▸ **PROBLEM TO SOLVE**
All of the material below is to be restated word for word, apart from the pictures.

— Begin GIVEN DATA —

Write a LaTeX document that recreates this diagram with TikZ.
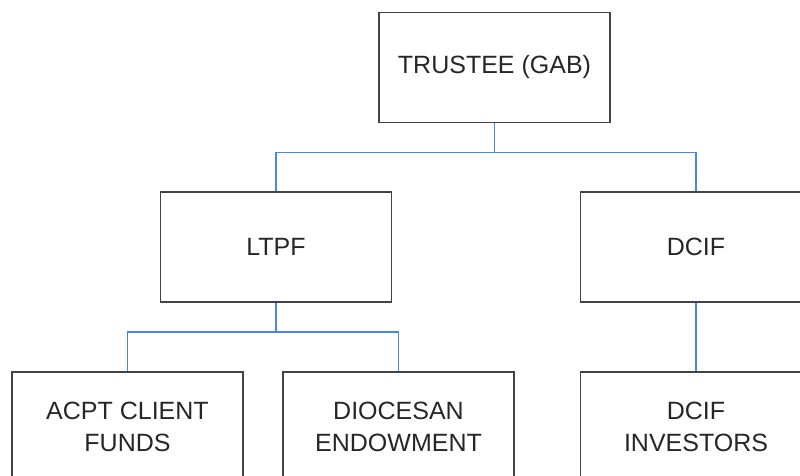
\documentclass[tikz,border=0pt]{standalone}
\usepackage{fontspec}
\setmainfont{Liberation Sans}
\usetikzlibrary{positioning}
\definecolor{linkblue}{HTML}{4A86E8}
\definecolor{boxgray}{HTML}{434343}

\begin{document}
\begin{tikzpicture}[x=1pt,y=-1pt,
  box/.style={draw=boxgray,line width=1.8pt,minimum width=231pt,minimum height=110pt,
    inner sep=0pt,align=center,text=black!85,font=\fontsize{25}{32}\selectfont},
  link/.style={draw=linkblue,line width=1.8pt}]
\clip (0,0) rectangle (800,476);
\node[box](trustee) at (494.5,67.5){TRUSTEE (GAB)};
\node[box](ltpf) at (276,247){LTPF};
\node[box](dcif) at (696,247){DCIF};
\node[box](acpt) at (127.5,427){ACPT CLIENT\\FUNDS};
\node[box](diocesan) at (398.5,427){DIOCESAN\\ENDOWMENT};
\node[box, below=68.2pt of dcif](investors){DCIF\\INVESTORS};
\draw[link] (trustee.south) -- ++(0,29) -| (ltpf.north);
\draw[link] (trustee.south) -- ++(0,29) -| (dcif.north);
\draw[link] (ltpf.south) -- ++(0,29) -| (acpt.north);
\draw[link] (ltpf.south) -- ++(0,29) -| (diocesan.north);
\draw[link] (dcif) -- (investors);
\end{tikzpicture}
\end{document}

— End GIVEN DATA —

▸ **ANSWER TO THIS TASK**
Write a LaTeX document that recreates this diagram with TikZ.
\documentclass[tikz,border=0pt]{standalone}
\usepackage{fontspec}
\setmainfont{Liberation Sans}
\usetikzlibrary{positioning}
\definecolor{linkblue}{HTML}{4A86E8}
\definecolor{boxgray}{HTML}{434343}

\begin{document}
\begin{tikzpicture}[x=1pt,y=-1pt,
  box/.style={draw=boxgray,line width=1.8pt,minimum width=231pt,minimum height=110pt,
    inner sep=0pt,align=center,text=black!85,font=\fontsize{25}{32}\selectfont},
  link/.style={draw=linkblue,line width=1.8pt}]
\clip (0,0) rectangle (800,476);
\node[box](trustee) at (494.5,67.5){TRUSTEE (GAB)};
\node[box](ltpf) at (276,247){LTPF};
\node[box](dcif) at (696,247){DCIF};
\node[box](acpt) at (127.5,427){ACPT CLIENT\\FUNDS};
\node[box](diocesan) at (398.5,427){DIOCESAN\\ENDOWMENT};
\node[box, below=68.2pt of dcif](investors){DCIF\\INVESTORS};
\draw[link] (trustee.south) -- ++(0,29) -| (ltpf.north);
\draw[link] (trustee.south) -- ++(0,29) -| (dcif.north);
\draw[link] (ltpf.south) -- ++(0,29) -| (acpt.north);
\draw[link] (ltpf.south) -- ++(0,29) -| (diocesan.north);
\draw[link] (dcif) -- (investors);
\end{tikzpicture}
\end{document}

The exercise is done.